The Bridegroom is actually a ballad – it tells a story in a highly sophisticated way – but it is sometimes classed as a skazka. Using the dynamic metre of the German Romantic poet Gottfried Bürger’s ghostly ballad Lenore, Pushkin’s original tale promises a sinister merging of dream world and reality but turns out to be an even more sinister whodunnit.
The Tale of the Fisherman and the Little Fish, on the face of it an innocent folk tale with echoes of the Grimms, has a historical subtext. The fisherman’s wife, asking to be granted successively more ambitious wishes by the bounteous golden fish, shares Catherine the Great’s desire to rule over the seas.

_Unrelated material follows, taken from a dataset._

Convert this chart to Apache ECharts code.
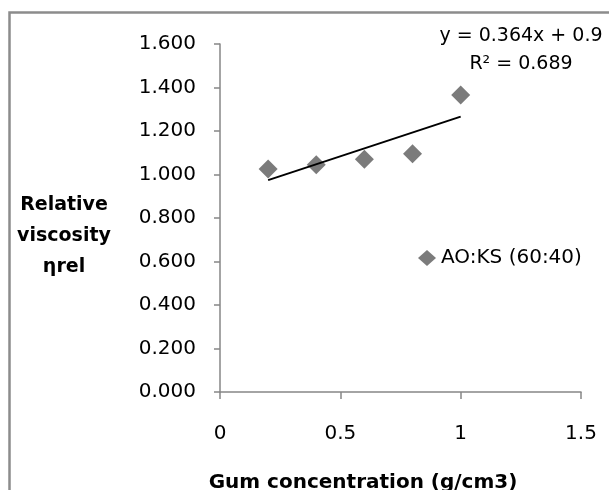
<!DOCTYPE html>
<html>
<head>
<meta charset="utf-8">
<script src="https://cdn.jsdelivr.net/npm/echarts@6/dist/echarts.min.js"></script>
<style>html,body{margin:0;padding:0;background:#fff;}#c{width:609px;height:490px;}</style>
</head>
<body>
<div id="c"></div>
<script>
var concentrations = [0.2, 0.4, 0.6, 0.8, 1.0];
var viscosity = [1.025, 1.045, 1.070, 1.095, 1.365];
var seriesName = 'AO:KS (60:40)';
var equationText = 'y = 0.364x + 0.9';
var r2Text = 'R\u00b2 = 0.689';
var xTitle = 'Gum concentration (g/cm3)';
var yTitle = 'Relative\nviscosity\n\u03b7rel';

// least-squares trendline computed from the data
var n = concentrations.length, mx = 0, my = 0;
for (var i = 0; i < n; i++) { mx += concentrations[i]; my += viscosity[i]; }
mx /= n; my /= n;
var sxy = 0, sxx = 0;
for (var i = 0; i < n; i++) { sxy += (concentrations[i]-mx)*(viscosity[i]-my); sxx += (concentrations[i]-mx)*(concentrations[i]-mx); }
var slope = sxy / sxx, intercept = my - slope * mx;
var xMin = Math.min.apply(null, concentrations), xMax = Math.max.apply(null, concentrations);
var trend = [[xMin, intercept + slope * xMin], [xMax, intercept + slope * xMax]];

var font = 'DejaVu Sans';
var axisColor = '#868686';
var chart = echarts.init(document.getElementById('c'), null, {renderer: 'canvas'});
chart.setOption({
  animation: false,
  backgroundColor: '#fff',
  grid: {left: 220, right: 28, top: 44, bottom: 98, containLabel: false},
  xAxis: {
    type: 'value', min: 0, max: 1.5, interval: 0.5,
    axisLine: {show: true, onZero: false, lineStyle: {color: axisColor, width: 1.5}},
    axisTick: {show: true, inside: false, length: 7, lineStyle: {color: axisColor, width: 1.5}},
    axisLabel: {color: '#000', fontFamily: font, fontSize: 20, margin: 32},
    splitLine: {show: false}
  },
  yAxis: {
    type: 'value', min: 0, max: 1.6, interval: 0.2,
    axisLine: {show: true, onZero: false, lineStyle: {color: axisColor, width: 1.5}},
    axisTick: {show: true, inside: false, length: 6, lineStyle: {color: axisColor, width: 1.5}},
    axisLabel: {color: '#000', fontFamily: font, fontSize: 20, margin: 24,
      formatter: function (v) { return v.toFixed(3); }},
    splitLine: {show: false}
  },
  legend: {
    left: 413, top: 243, orient: 'vertical',
    itemWidth: 18, itemHeight: 16, itemGap: 4,
    textStyle: {color: '#000', fontFamily: font, fontSize: 20},
    data: [{name: seriesName, icon: 'diamond'}]
  },
  series: [
    {
      name: seriesName, type: 'scatter', symbol: 'diamond', symbolSize: 19,
      itemStyle: {color: '#5a5a5a'},
      data: concentrations.map(function (x, i) { return [x, viscosity[i]]; }),
      z: 3
    },
    {
      name: 'trend', type: 'line', data: trend, symbol: 'none',
      lineStyle: {color: '#000', width: 2}, z: 4, silent: true
    }
  ],
  graphic: [
    {type: 'rect', shape: {x: 9.5, y: 12.5, width: 800, height: 700},
      style: {fill: 'none', stroke: '#8c8c8c', lineWidth: 2.5}, z: 0},
    {type: 'text', x: 521, y: 36, style: {text: equationText, font: '19px "DejaVu Sans"', fill: '#000', textAlign: 'center', textVerticalAlign: 'middle'}},
    {type: 'text', x: 521, y: 64, style: {text: r2Text, font: '19px "DejaVu Sans"', fill: '#000', textAlign: 'center', textVerticalAlign: 'middle'}},
    {type: 'text', x: 64, y: 236, style: {text: yTitle, font: 'bold 19px "DejaVu Sans"', fill: '#000', textAlign: 'center', textVerticalAlign: 'middle', lineHeight: 31}},
    {type: 'text', x: 363, y: 483, style: {text: xTitle, font: 'bold 20px "DejaVu Sans"', fill: '#000', textAlign: 'center', textVerticalAlign: 'middle'}}
  ]
});
</script>
</body>
</html>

The Tale of the Golden Cockerel, with its mysterious terseness and subtextual savagery, in one modern Russian critic’s words ‘isn’t just another fairy tale. It’s another dimension.’ Pushkin develops an idea from a prose tale by the American writer Washington Irving into a fairy story loaded with personal and political meaning – about what happens, or what Pushkin would like to happen, to a ruler who breaks his promises as Nicholas I did to him – and what might happen to him.